# Stated goal:
In the records below, pick out all lines containing the word "this".

# Records supplied:
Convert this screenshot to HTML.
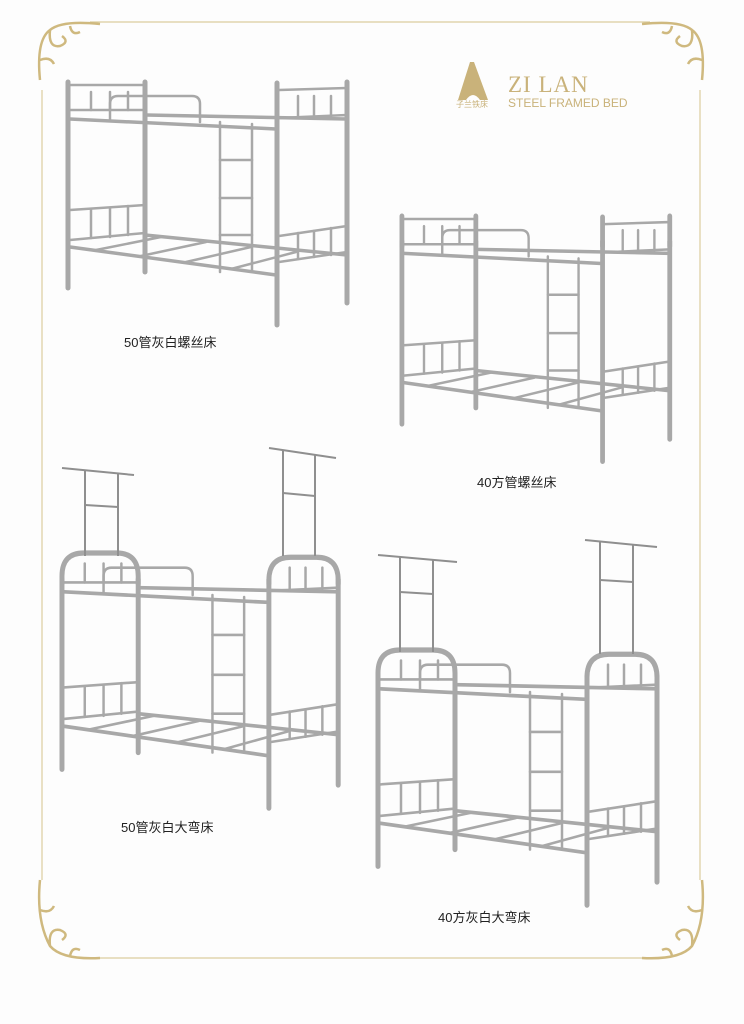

...

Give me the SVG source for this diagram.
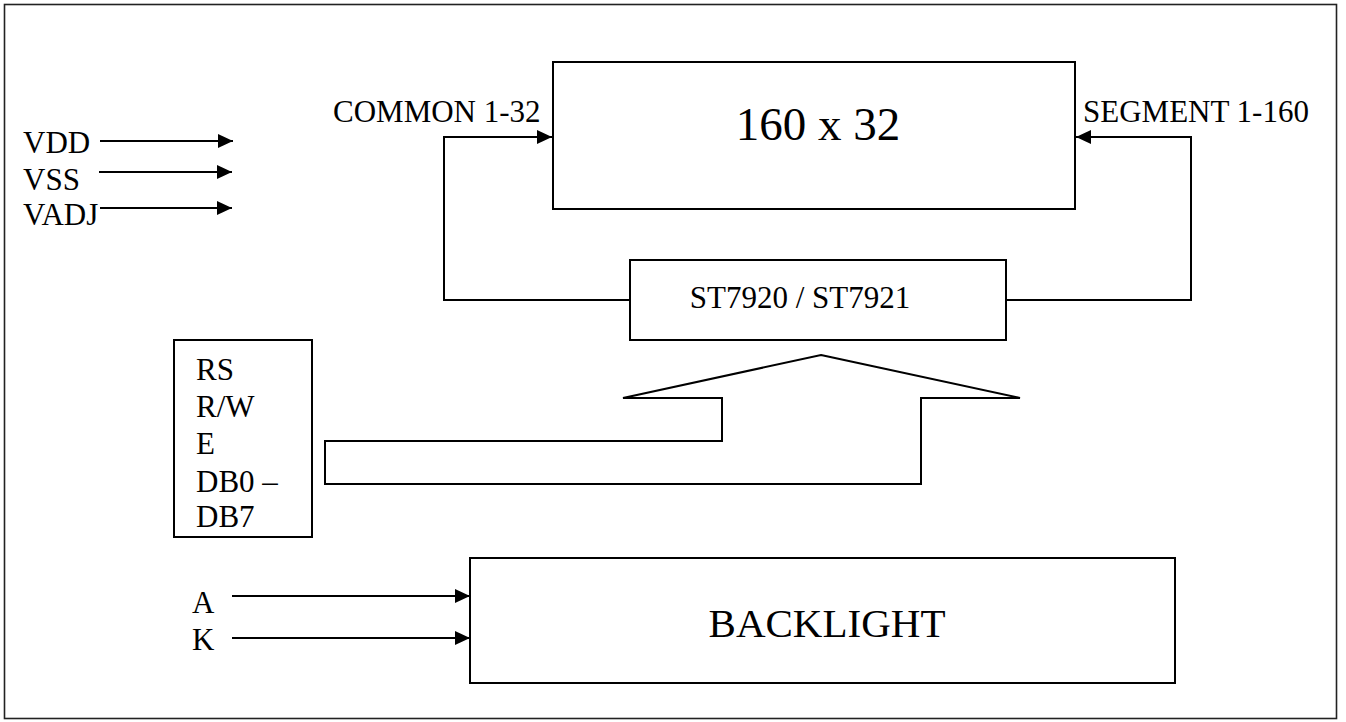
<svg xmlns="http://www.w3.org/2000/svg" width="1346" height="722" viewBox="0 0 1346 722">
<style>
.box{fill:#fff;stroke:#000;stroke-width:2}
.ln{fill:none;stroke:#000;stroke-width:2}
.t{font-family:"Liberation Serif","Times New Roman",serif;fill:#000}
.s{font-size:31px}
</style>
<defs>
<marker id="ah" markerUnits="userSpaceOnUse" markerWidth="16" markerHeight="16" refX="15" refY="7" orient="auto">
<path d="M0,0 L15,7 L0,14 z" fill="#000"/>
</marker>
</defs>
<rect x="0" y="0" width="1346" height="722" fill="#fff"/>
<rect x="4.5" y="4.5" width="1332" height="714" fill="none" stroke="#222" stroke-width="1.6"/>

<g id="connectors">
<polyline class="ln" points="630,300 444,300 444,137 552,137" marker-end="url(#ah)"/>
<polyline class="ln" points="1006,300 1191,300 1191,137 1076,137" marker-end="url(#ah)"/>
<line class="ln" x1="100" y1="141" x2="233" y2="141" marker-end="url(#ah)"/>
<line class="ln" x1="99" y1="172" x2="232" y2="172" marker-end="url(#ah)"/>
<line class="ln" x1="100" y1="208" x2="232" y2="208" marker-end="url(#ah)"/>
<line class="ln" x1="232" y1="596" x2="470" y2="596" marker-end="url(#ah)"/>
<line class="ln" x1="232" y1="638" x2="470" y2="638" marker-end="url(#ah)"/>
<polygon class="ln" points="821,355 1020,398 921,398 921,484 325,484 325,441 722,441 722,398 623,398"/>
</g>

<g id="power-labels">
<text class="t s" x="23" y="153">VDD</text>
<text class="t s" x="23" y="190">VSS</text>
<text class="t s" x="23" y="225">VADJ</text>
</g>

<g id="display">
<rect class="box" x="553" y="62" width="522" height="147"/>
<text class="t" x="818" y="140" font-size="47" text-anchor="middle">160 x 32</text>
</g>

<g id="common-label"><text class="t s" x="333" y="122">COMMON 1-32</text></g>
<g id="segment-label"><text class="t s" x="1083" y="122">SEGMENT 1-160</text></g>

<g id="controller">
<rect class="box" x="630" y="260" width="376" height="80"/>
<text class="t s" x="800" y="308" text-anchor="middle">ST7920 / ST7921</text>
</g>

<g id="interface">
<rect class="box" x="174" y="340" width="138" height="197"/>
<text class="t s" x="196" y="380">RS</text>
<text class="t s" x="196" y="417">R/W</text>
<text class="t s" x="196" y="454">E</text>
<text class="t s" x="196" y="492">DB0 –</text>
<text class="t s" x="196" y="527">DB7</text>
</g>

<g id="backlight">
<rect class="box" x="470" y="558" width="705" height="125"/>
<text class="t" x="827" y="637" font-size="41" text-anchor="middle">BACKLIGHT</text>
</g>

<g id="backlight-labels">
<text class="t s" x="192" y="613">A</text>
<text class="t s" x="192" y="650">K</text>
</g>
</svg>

# The result:
Convert this screenshot to HTML.
Give me the SVG source for this diagram.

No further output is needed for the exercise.